§ The task: Retype exactly the lines from the first one through the line with "from matplotlib.patches import Rectangle", including both ends; skip any pictures.

....

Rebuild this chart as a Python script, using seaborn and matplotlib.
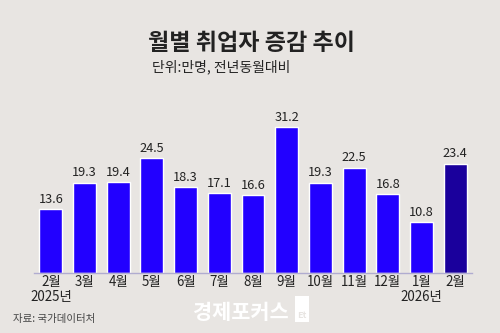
import matplotlib
matplotlib.use("Agg")
import matplotlib.pyplot as plt
import seaborn as sns
import pandas as pd
from matplotlib.patches import Rectangle

# Monthly change in employed persons (10k people, year-on-year)
months = ["2월\n2025년", "3월", "4월", "5월", "6월", "7월", "8월", "9월",
          "10월", "11월", "12월", "1월\n2026년", "2월"]
values = [13.6, 19.3, 19.4, 24.5, 18.3, 17.1, 16.6, 31.2, 19.3, 22.5, 16.8, 10.8, 23.4]
highlight = [False] * 12 + [True]

title = "월별 취업자 증감 추이"
subtitle = "단위:만명, 전년동월대비"
source = "자료: 국가데이터처"
brand = "경제포커스"

BG = "#E8E5E2"
BLUE = "#2200FF"
NAVY = "#1A009C"

sns.set_theme(style="white")
plt.rcParams["font.family"] = ["Noto Sans CJK KR", "DejaVu Sans"]

df = pd.DataFrame({"month": months, "value": values,
                   "kind": ["latest" if h else "past" for h in highlight]})

fig = plt.figure(figsize=(5.0, 3.33), dpi=100, facecolor=BG)
ax = fig.add_axes([0.068, 0.1802, 0.876, 0.5195])
ax.set_facecolor(BG)

sns.barplot(data=df, x="month", y="value", hue="kind",
            palette={"past": BLUE, "latest": NAVY}, width=0.68,
            dodge=False, legend=False, ax=ax, saturation=1)

for cont in ax.containers:
    ax.bar_label(cont, fmt="%.1f", padding=2.5, fontsize=9.2, color="#222222")

ax.set_xlim(-0.5, 12.5)
ax.set_ylim(0, 37)
ax.set_xlabel("")
ax.set_ylabel("")
ax.set_yticks([])
for s in ["top", "right", "left"]:
    ax.spines[s].set_visible(False)
ax.spines["bottom"].set_color("#B0ACD0")
ax.spines["bottom"].set_linewidth(1.0)
ax.tick_params(axis="x", length=0, pad=1.5, labelsize=9.6, labelcolor="#222222")
for t in ax.get_xticklabels():
    t.set_linespacing(1.1)

fig.text(0.502, 0.868, title, ha="center", va="center", fontsize=16.6,
         fontweight="bold", color="#222222")
fig.text(0.304, 0.799, subtitle, ha="left", va="center", fontsize=10,
         color="#222222")
fig.text(0.026, 0.042, source, ha="left", va="center", fontsize=7.5,
         color="#444444")

# brand watermark
fig.text(0.482, 0.062, brand, ha="center", va="center", fontsize=15,
         fontweight="bold", color="white")
fig.patches.append(Rectangle((0.59, 0.033), 0.028, 0.078, transform=fig.transFigure,
                             facecolor="white", edgecolor="none"))
fig.text(0.604, 0.052, "Et", ha="center", va="center", fontsize=6.5,
         fontweight="bold", color=BG)

fig.savefig("out.png", dpi=100, facecolor=BG)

....

§ Full answer:
Rebuild this chart as a Python script, using seaborn and matplotlib.
import matplotlib
matplotlib.use("Agg")
import matplotlib.pyplot as plt
import seaborn as sns
import pandas as pd
from matplotlib.patches import Rectangle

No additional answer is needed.